#### Aim of the exercise:
Retype each line of the material exactly, please, skipping any picture in it.

+++ Information provided

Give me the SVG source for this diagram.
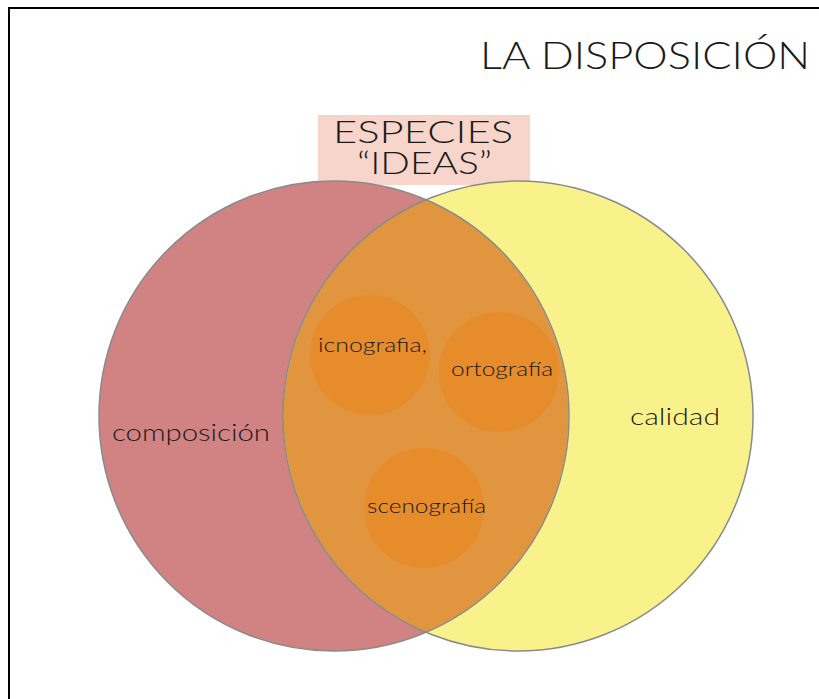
<svg xmlns="http://www.w3.org/2000/svg" width="819" height="699" viewBox="0 0 819 699">
<style>
.t{font-family:"Lato","Open Sans","Liberation Sans",sans-serif;fill:#1a1a1a;font-weight:300}
.big{font-size:38px}
.mid{font-size:32px}
.lbl{font-size:23px}
.sm{font-size:20px}
.ring{fill:none;stroke:#8a8a8a;stroke-width:1.5}
.inner{fill:#E88B27;opacity:0.85}
</style>
<rect x="0" y="0" width="819" height="699" fill="#ffffff"/>
<path d="M9 699 V8 H819" fill="none" stroke="#000" stroke-width="2"/>
<g id="title"><text class="t big" x="480" y="69" textLength="330" lengthAdjust="spacingAndGlyphs">LA DISPOSICIÓN</text></g>
<g id="especies">
<rect x="318" y="115" width="212" height="70" fill="#F7D5CB"/>
<text class="t mid" x="333" y="143" textLength="180" lengthAdjust="spacingAndGlyphs">ESPECIES</text>
<text class="t mid" x="357" y="174" textLength="135" lengthAdjust="spacingAndGlyphs">“IDEAS”</text>
</g>
<g id="composicion">
<circle cx="334" cy="416" r="235" fill="#D07F7F" fill-opacity="0.97"/>
</g>
<g id="calidad">
<circle cx="518" cy="416" r="235" fill="#F9F28A"/>
</g>
<g id="overlap">
<path d="M426 200 A235 235 0 0 1 426 632 A235 235 0 0 1 426 200 Z" fill="#E0953E"/>
</g>
<circle class="ring" cx="334" cy="416" r="235"/>
<circle class="ring" cx="518" cy="416" r="235"/>
<text class="t lbl" x="112" y="441" textLength="158" lengthAdjust="spacingAndGlyphs">composición</text>
<text class="t lbl" x="630" y="425" textLength="90" lengthAdjust="spacingAndGlyphs">calidad</text>
<g id="icnografia">
<circle class="inner" cx="370" cy="355" r="60"/>
<text class="t sm" x="318" y="352" textLength="109" lengthAdjust="spacingAndGlyphs">icnografia,</text>
</g>
<g id="ortografia">
<circle class="inner" cx="499" cy="372" r="60"/>
<text class="t sm" x="451" y="376" textLength="102" lengthAdjust="spacingAndGlyphs">ortografía</text>
</g>
<g id="scenografia">
<circle class="inner" cx="424" cy="508" r="60"/>
<text class="t sm" x="367" y="513" textLength="119" lengthAdjust="spacingAndGlyphs">scenografía</text>
</g>
<g id="connectors"/>
</svg>
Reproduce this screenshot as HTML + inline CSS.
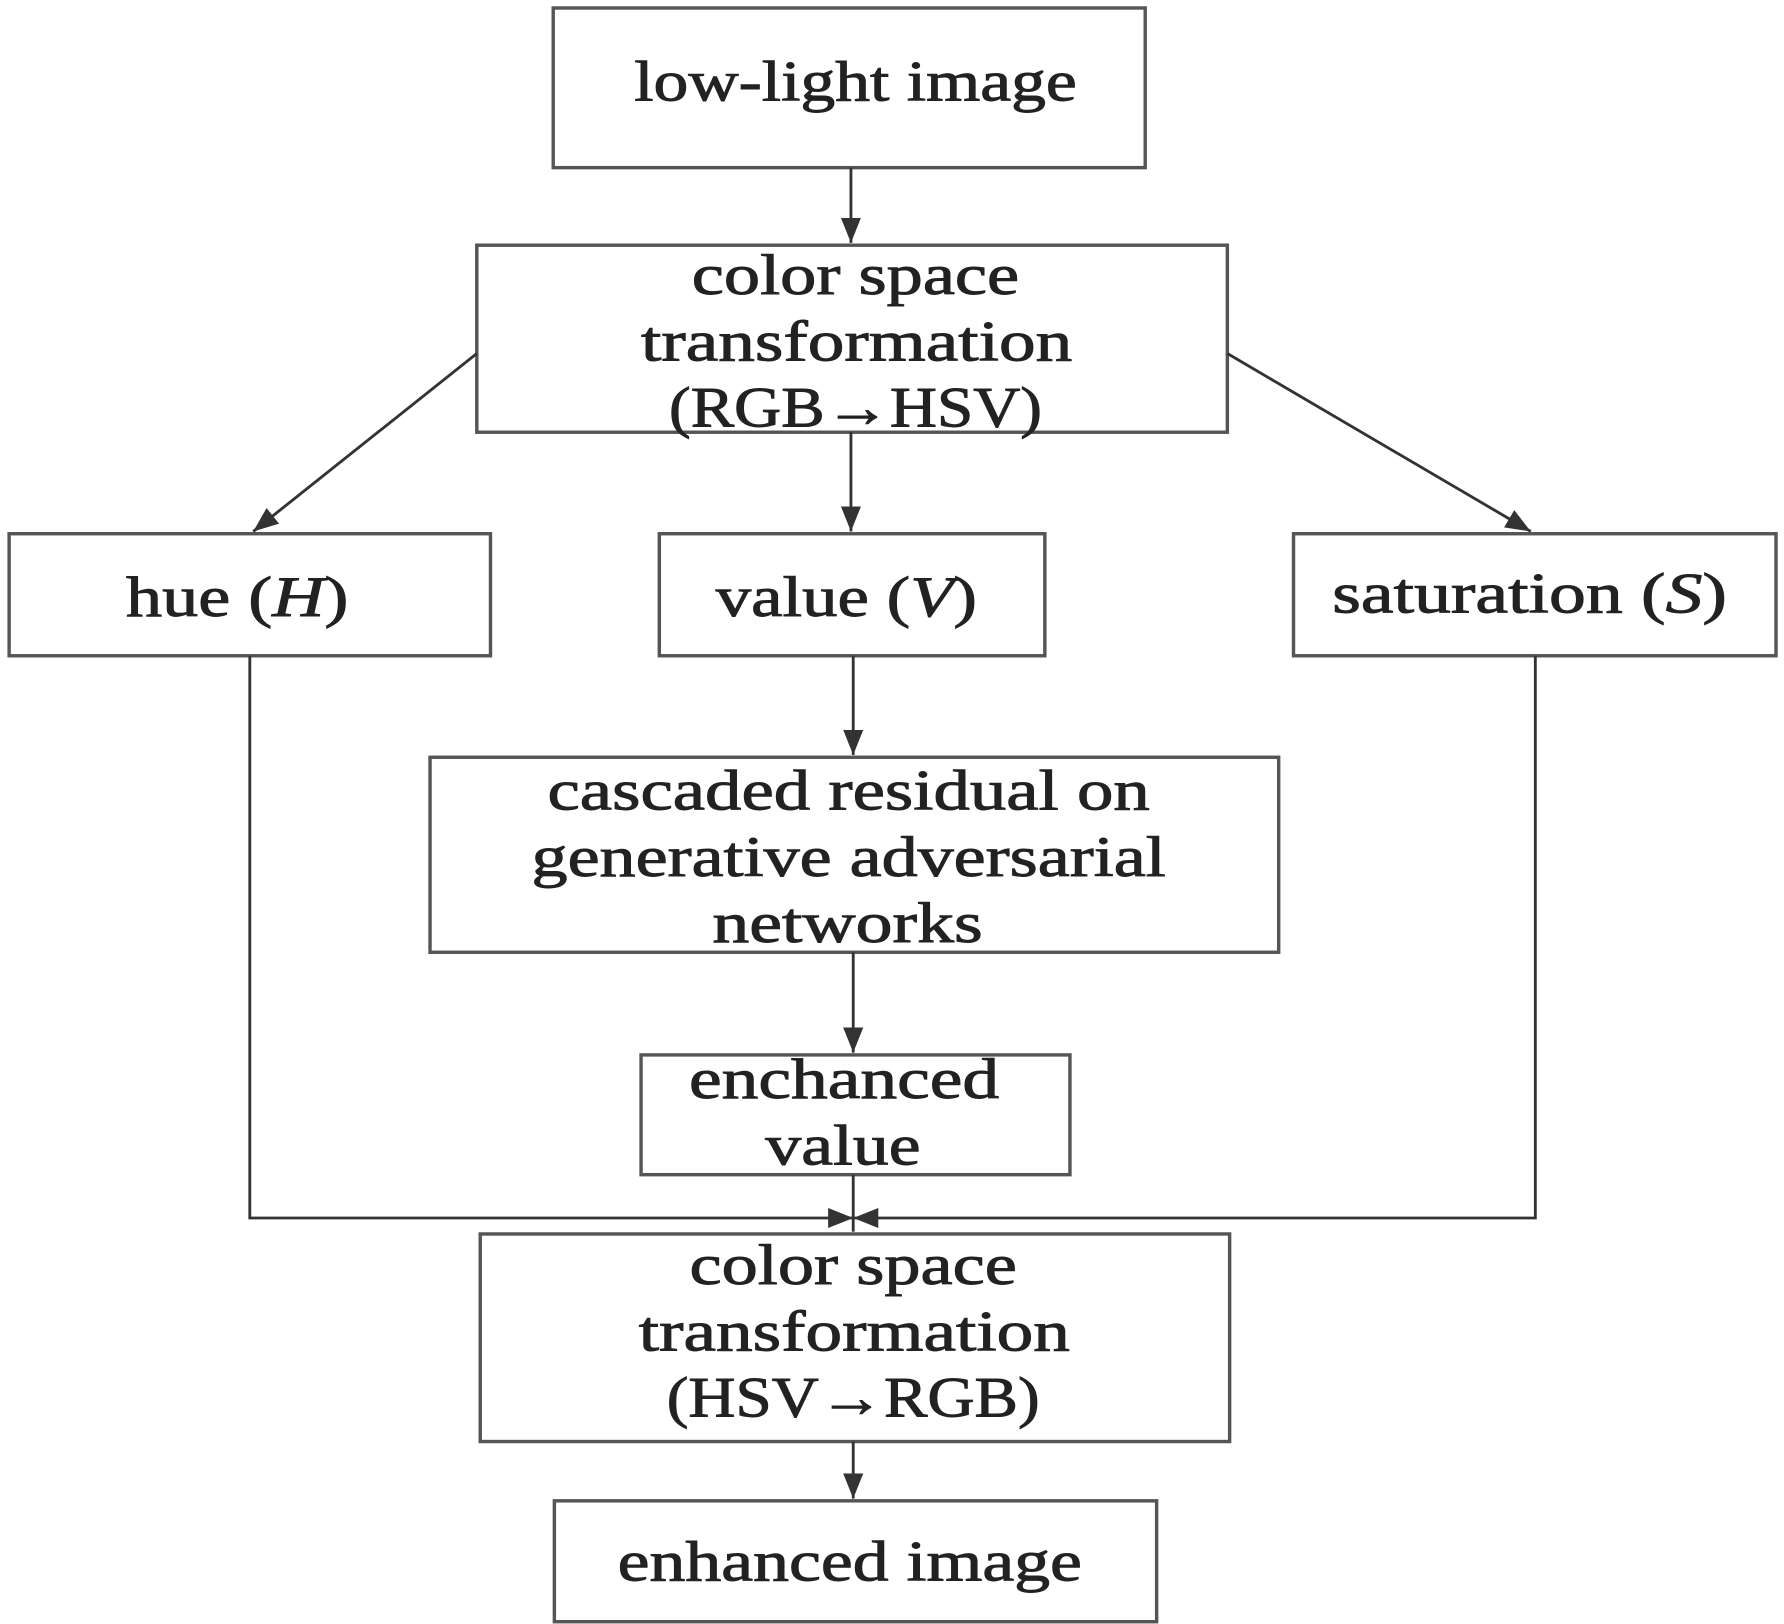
<!DOCTYPE html>
<html><head><meta charset="utf-8"><style>
html,body{margin:0;padding:0;background:#fff;}
svg{display:block;}
text{font-family:"Liberation Serif",serif;font-size:50px;fill:#222;stroke:#222;stroke-width:0.8px;text-anchor:middle;}
</style></head><body>
<svg width="1784" height="1624" viewBox="0 0 1564 1424" preserveAspectRatio="none" xmlns="http://www.w3.org/2000/svg">
<defs>
<marker id="b" viewBox="0 0 10 10" refX="10" refY="5" markerWidth="22" markerHeight="22" markerUnits="userSpaceOnUse" orient="auto"><path d="M0,1 L10,5 L0,9 z" fill="#333"/></marker></defs>
<g fill="none" stroke="#555" stroke-width="3">
<rect x="485" y="7" width="519" height="140"/>
<rect x="418" y="215" width="658" height="164"/>
<rect x="8" y="468" width="422" height="107"/>
<rect x="578" y="468" width="338" height="107"/>
<rect x="1134" y="468" width="423" height="107"/>
<rect x="377" y="664" width="744" height="171"/>
<rect x="562" y="925" width="376" height="105"/>
<rect x="421" y="1082" width="657" height="182"/>
<rect x="486" y="1316" width="528" height="106"/>
</g>
<g stroke="#333" stroke-width="2.5" fill="none">
<line x1="746" y1="147" x2="746" y2="213" marker-end="url(#b)"/>
<line x1="418" y1="310" x2="222" y2="466" marker-end="url(#b)"/>
<line x1="746" y1="379" x2="746" y2="466" marker-end="url(#b)"/>
<line x1="1076" y1="310" x2="1342" y2="466" marker-end="url(#b)"/>
<line x1="748" y1="575" x2="748" y2="662" marker-end="url(#b)"/>
<line x1="748" y1="835" x2="748" y2="923" marker-end="url(#b)"/>
<line x1="748" y1="1030" x2="748" y2="1080"/>
<polyline points="219,575 219,1068 748,1068" marker-end="url(#b)"/>
<polyline points="1346,575 1346,1068 748,1068" marker-end="url(#b)"/>
<line x1="748" y1="1264" x2="748" y2="1314" marker-end="url(#b)"/>
</g>
<text x="750" y="88" textLength="388" lengthAdjust="spacingAndGlyphs">low-light image</text>
<text x="750" y="258" textLength="287" lengthAdjust="spacingAndGlyphs">color space</text>
<text x="751" y="316" textLength="378" lengthAdjust="spacingAndGlyphs">transformation</text>
<text x="750" y="374" textLength="327" lengthAdjust="spacingAndGlyphs">(RGB→HSV)</text>
<text x="208" y="540" textLength="195" lengthAdjust="spacingAndGlyphs">hue (<tspan font-style="italic">H</tspan>)</text>
<text x="742" y="540" textLength="229" lengthAdjust="spacingAndGlyphs">value (<tspan font-style="italic">V</tspan>)</text>
<text x="1341" y="537" textLength="346" lengthAdjust="spacingAndGlyphs">saturation (<tspan font-style="italic">S</tspan>)</text>
<text x="744" y="710" textLength="528" lengthAdjust="spacingAndGlyphs">cascaded residual on</text>
<text x="744" y="768" textLength="556" lengthAdjust="spacingAndGlyphs">generative adversarial</text>
<text x="743" y="826" textLength="237" lengthAdjust="spacingAndGlyphs">networks</text>
<text x="740" y="963" textLength="272" lengthAdjust="spacingAndGlyphs">enchanced</text>
<text x="739" y="1021" textLength="136" lengthAdjust="spacingAndGlyphs">value</text>
<text x="748" y="1126" textLength="287" lengthAdjust="spacingAndGlyphs">color space</text>
<text x="749" y="1184" textLength="378" lengthAdjust="spacingAndGlyphs">transformation</text>
<text x="748" y="1242" textLength="327" lengthAdjust="spacingAndGlyphs">(HSV→RGB)</text>
<text x="745" y="1386" textLength="407" lengthAdjust="spacingAndGlyphs">enhanced image</text>
</svg>
</body></html>
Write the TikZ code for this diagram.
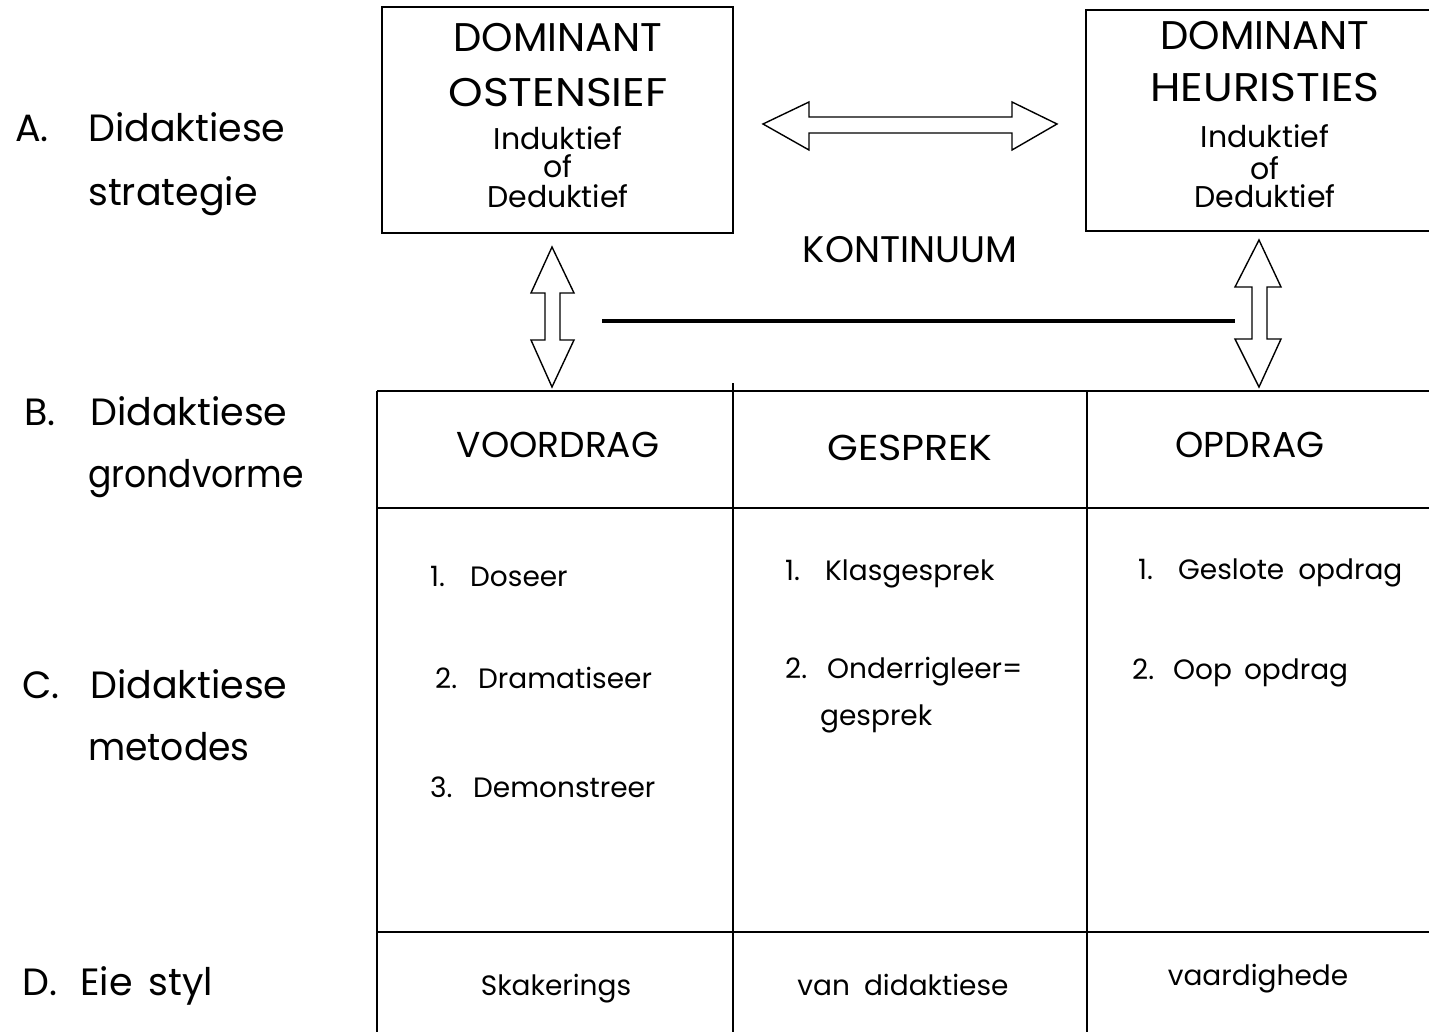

++++++

#### Output:
Give me the SVG source for this diagram.
<svg xmlns="http://www.w3.org/2000/svg" width="819" height="699" viewBox="0 0 819 699">
<style>
.t{font-family:"Lato","Open Sans","Liberation Sans",sans-serif;fill:#1a1a1a;font-weight:300}
.big{font-size:38px}
.mid{font-size:32px}
.lbl{font-size:23px}
.sm{font-size:20px}
.ring{fill:none;stroke:#8a8a8a;stroke-width:1.5}
.inner{fill:#E88B27;opacity:0.85}
</style>
<rect x="0" y="0" width="819" height="699" fill="#ffffff"/>
<path d="M9 699 V8 H819" fill="none" stroke="#000" stroke-width="2"/>
<g id="title"><text class="t big" x="480" y="69" textLength="330" lengthAdjust="spacingAndGlyphs">LA DISPOSICIÓN</text></g>
<g id="especies">
<rect x="318" y="115" width="212" height="70" fill="#F7D5CB"/>
<text class="t mid" x="333" y="143" textLength="180" lengthAdjust="spacingAndGlyphs">ESPECIES</text>
<text class="t mid" x="357" y="174" textLength="135" lengthAdjust="spacingAndGlyphs">“IDEAS”</text>
</g>
<g id="composicion">
<circle cx="334" cy="416" r="235" fill="#D07F7F" fill-opacity="0.97"/>
</g>
<g id="calidad">
<circle cx="518" cy="416" r="235" fill="#F9F28A"/>
</g>
<g id="overlap">
<path d="M426 200 A235 235 0 0 1 426 632 A235 235 0 0 1 426 200 Z" fill="#E0953E"/>
</g>
<circle class="ring" cx="334" cy="416" r="235"/>
<circle class="ring" cx="518" cy="416" r="235"/>
<text class="t lbl" x="112" y="441" textLength="158" lengthAdjust="spacingAndGlyphs">composición</text>
<text class="t lbl" x="630" y="425" textLength="90" lengthAdjust="spacingAndGlyphs">calidad</text>
<g id="icnografia">
<circle class="inner" cx="370" cy="355" r="60"/>
<text class="t sm" x="318" y="352" textLength="109" lengthAdjust="spacingAndGlyphs">icnografia,</text>
</g>
<g id="ortografia">
<circle class="inner" cx="499" cy="372" r="60"/>
<text class="t sm" x="451" y="376" textLength="102" lengthAdjust="spacingAndGlyphs">ortografía</text>
</g>
<g id="scenografia">
<circle class="inner" cx="424" cy="508" r="60"/>
<text class="t sm" x="367" y="513" textLength="119" lengthAdjust="spacingAndGlyphs">scenografía</text>
</g>
<g id="connectors"/>
</svg>
Reproduce this screenshot as HTML + inline CSS.
<!DOCTYPE html>
<html><head><meta charset="utf-8"><style>
html,body{margin:0;padding:0;background:#fff;}
svg{display:block;}
text{font-family:"Liberation Serif",serif;font-size:50px;fill:#222;stroke:#222;stroke-width:0.8px;text-anchor:middle;}
</style></head><body>
<svg width="1784" height="1624" viewBox="0 0 1564 1424" preserveAspectRatio="none" xmlns="http://www.w3.org/2000/svg">
<defs>
<marker id="b" viewBox="0 0 10 10" refX="10" refY="5" markerWidth="22" markerHeight="22" markerUnits="userSpaceOnUse" orient="auto"><path d="M0,1 L10,5 L0,9 z" fill="#333"/></marker></defs>
<g fill="none" stroke="#555" stroke-width="3">
<rect x="485" y="7" width="519" height="140"/>
<rect x="418" y="215" width="658" height="164"/>
<rect x="8" y="468" width="422" height="107"/>
<rect x="578" y="468" width="338" height="107"/>
<rect x="1134" y="468" width="423" height="107"/>
<rect x="377" y="664" width="744" height="171"/>
<rect x="562" y="925" width="376" height="105"/>
<rect x="421" y="1082" width="657" height="182"/>
<rect x="486" y="1316" width="528" height="106"/>
</g>
<g stroke="#333" stroke-width="2.5" fill="none">
<line x1="746" y1="147" x2="746" y2="213" marker-end="url(#b)"/>
<line x1="418" y1="310" x2="222" y2="466" marker-end="url(#b)"/>
<line x1="746" y1="379" x2="746" y2="466" marker-end="url(#b)"/>
<line x1="1076" y1="310" x2="1342" y2="466" marker-end="url(#b)"/>
<line x1="748" y1="575" x2="748" y2="662" marker-end="url(#b)"/>
<line x1="748" y1="835" x2="748" y2="923" marker-end="url(#b)"/>
<line x1="748" y1="1030" x2="748" y2="1080"/>
<polyline points="219,575 219,1068 748,1068" marker-end="url(#b)"/>
<polyline points="1346,575 1346,1068 748,1068" marker-end="url(#b)"/>
<line x1="748" y1="1264" x2="748" y2="1314" marker-end="url(#b)"/>
</g>
<text x="750" y="88" textLength="388" lengthAdjust="spacingAndGlyphs">low-light image</text>
<text x="750" y="258" textLength="287" lengthAdjust="spacingAndGlyphs">color space</text>
<text x="751" y="316" textLength="378" lengthAdjust="spacingAndGlyphs">transformation</text>
<text x="750" y="374" textLength="327" lengthAdjust="spacingAndGlyphs">(RGB→HSV)</text>
<text x="208" y="540" textLength="195" lengthAdjust="spacingAndGlyphs">hue (<tspan font-style="italic">H</tspan>)</text>
<text x="742" y="540" textLength="229" lengthAdjust="spacingAndGlyphs">value (<tspan font-style="italic">V</tspan>)</text>
<text x="1341" y="537" textLength="346" lengthAdjust="spacingAndGlyphs">saturation (<tspan font-style="italic">S</tspan>)</text>
<text x="744" y="710" textLength="528" lengthAdjust="spacingAndGlyphs">cascaded residual on</text>
<text x="744" y="768" textLength="556" lengthAdjust="spacingAndGlyphs">generative adversarial</text>
<text x="743" y="826" textLength="237" lengthAdjust="spacingAndGlyphs">networks</text>
<text x="740" y="963" textLength="272" lengthAdjust="spacingAndGlyphs">enchanced</text>
<text x="739" y="1021" textLength="136" lengthAdjust="spacingAndGlyphs">value</text>
<text x="748" y="1126" textLength="287" lengthAdjust="spacingAndGlyphs">color space</text>
<text x="749" y="1184" textLength="378" lengthAdjust="spacingAndGlyphs">transformation</text>
<text x="748" y="1242" textLength="327" lengthAdjust="spacingAndGlyphs">(HSV→RGB)</text>
<text x="745" y="1386" textLength="407" lengthAdjust="spacingAndGlyphs">enhanced image</text>
</svg>
</body></html>
Write the TikZ code for this diagram.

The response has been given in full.